In February, the Dallas flagship in the Preston Royal shopping center welcomed Sebastian Ahmadi as its in-store shoe retailer.
Those additions work with the flagship store’s fur department and beauty salon to provide one-stop shopping for women preparing for a big night out. It’s a strategy both Melnick and Diers say is necessary to serve their time-pressed customers.
Melnick said the Preston Royal store recently got a boost when a Chico’s opened up in the same center, drawing more traffic. He noticed, though, that Chico’s continued to draw shoppers after Melnick’s doors closed at 6 p.m. That observation, coupled with a decline in Saturday customers, prompted Melnick last month to extend store hours until 7 p.m. As a result, Melnick said traffic hadn’t increased that much, but the shoppers who came in just before 6 p.m. didn’t feel as rushed.
“My salespeople aren’t trying to get them out the door,” he said. “It’s going to be an evolutionary thing. But it’s something we have to do to reach busy women who don’t have time to come in on Saturdays anymore.”

Barbara Abdalla Black is the third generation to operate the Abdalla’s department store business in Lafayette, La. Founded by her grandfather 106 years ago, the company at one time had as many as five stores, including locations in neighboring New Iberia and Abbeville, but today operates one 30,000-square-foot store in Lafayette. Black is the only family member still in the department store trade.
“The thing that keeps us successful is being locally owned and being a part of the community,” Black said.
In the Seventies, the store had to begin competing with the influx of department stores and the development of two malls.
“For years, we were the department stores here,” Black said. “But as chains came in, we had to become more like a specialty store and offer services you can’t find at other department stores.”

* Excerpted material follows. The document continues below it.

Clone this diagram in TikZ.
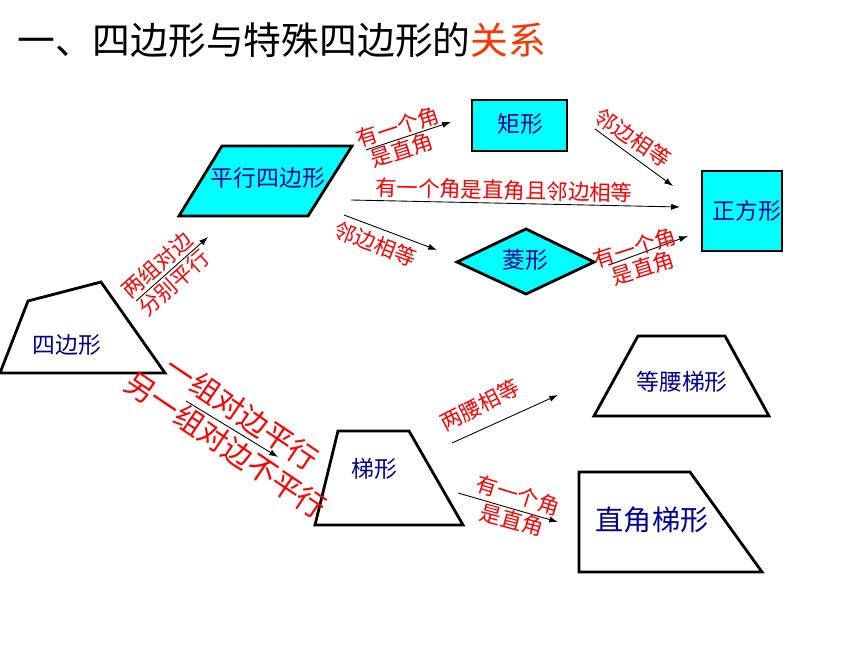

That includes alterations, gift-wrapping, delivery and wardrobe consulting. Black is also tweaking the merchandise mix and recently added more home and gift items in time for Mardi Gras.
Black said having a unique assortment is pivotal for her store. When she saw bridge lines such as Ellen Tracy, Dana Buchman and Anne Klein picked up by department stores, she stopped buying them.
“Lafayette is a small town,” she said. “People don’t like to see the same thing everywhere, especially if they are paying bridge prices. We had to get out of those lines and find something exclusive.”
Abdalla’s has clung to one family tradition that dates back to its beginning: The store is closed on Sundays except during the Christmas shopping season. “If shoppers really want to be here, they’ll come on Saturday,” she said.

The Rosebud
Betty Thrasher, owner of The Rosebud in Temple, Tex., grew up watching her parents run a dry-goods stores, a furniture and variety shop and a uniform outlet in the small town of Rosebud, about 27 miles east of Temple in central Texas. But she didn’t acquire her own store until the age of 50. (Previously, she’d been in the wholesale cosmetics business.)
“I loved fixing people up, so I decided, ‘Why not have a store because I’m doing it anyway?”‘ she said.
In 1979, Thrasher opened a small store in Gatesville, about 38 miles west of Temple, and was satisfied with the location until a friend picked her up from work and told her, “I’ve found your new store.” It was located in the larger town of Temple, where her friend convinced her there was an untapped market of shoppers who had the income, but not the access to the latest looks.
The Rosebud’s lines include Ilde Marshall, Zonda Nellis and a private-label line of linen goods for spring and summer. Thrasher doesn’t give out her sales volumes, but said business has increased each year, even when the local, agriculture-based economy was hurting.
Like many retailers, Thrasher has struggled since Sept. 11. She’s responded to the dropoff in business by increasing her promotions, doling out champagne to Friday-afternoon customers and has held “Margaritas and Markdowns” events.
“It’s all about having fun, coming and seeing your friends and maybe buying something that makes you feel great,” she said. She keeps in touch with customers via twice-yearly newsletters that resemble handwritten notes and credits her retailing family and small-town background for teaching her the importance of personal relationships.
“You have to be compassionate, care about people, learn their names,” she said. “I learned to care about people. Today, I’m concerned people don’t care as much about each other, but we need to.”